If you are basically interested in the utilies you named, then it is much unlikely that there is a threaded version of the commands.
Even worse, it such a variant did exist, it would most likely be slower than their single threaded counterpart.
This is caused by the fact that the utilities you named all have massive filesystem interactions that (if done multi threaded) would harm kernel optimizations like read ahead.
A well implemented kernel e.g. detects a linear read in a file and causes a linear read such as done by grep to get the file content used by grep to be fetched in advance.
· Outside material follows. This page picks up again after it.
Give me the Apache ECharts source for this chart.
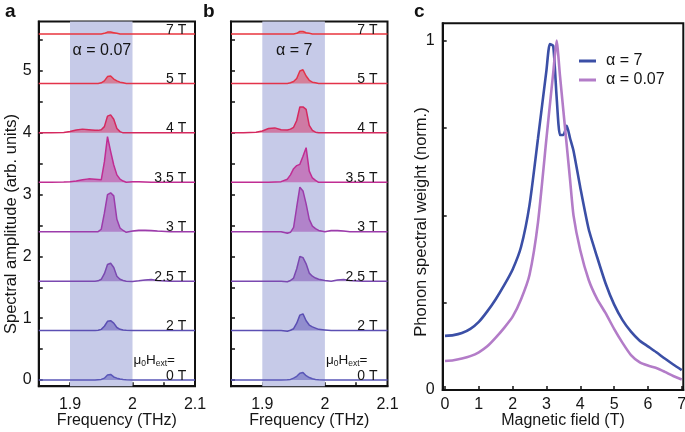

A mv operation is a rename operation insdie one or two directories and that requires a directory lock in the kernel. Another rename operation on these directories cannot happen at the same time unless that would be implemented in a non-atomic way.
The oldest free tar implementation (star) on the other side is parallelized since 30 years with respect to the two basic tasks: There are two processes and a piece of shared memory between both that allows one process to do the archive read/write and the other process to do the filesystem I/O simultaneously.
Your specific question related to grep could be answered by "basically yes" since the filesystem prefetch in the kernel will be faster with more than one CPU than it is with only one CPU. If the file you operate on is not huge and if this file is already inside the kernel cache,there are no prefetch advantages...
BTW: Modern shells have a builtin time feature that does not only show the times but also computes a percentage computed from the ratio of the sum of USER and SYS CPU time and wall clock time. If the related time output is more than 100%, you had a utility run that did take advantage from having more than one CPU. For non-threaded utilities, this however is typically just something like 105%.
Finally: parallelization also takes place at process level and a parallelized make could easily run 3x faster than a non-paralelized version.
If your platform allows you to switch off CPUs at runtime, I encourage you to switch off n-1 CPUs and compare the results with a multi CPU environment on the otherwise identical machine.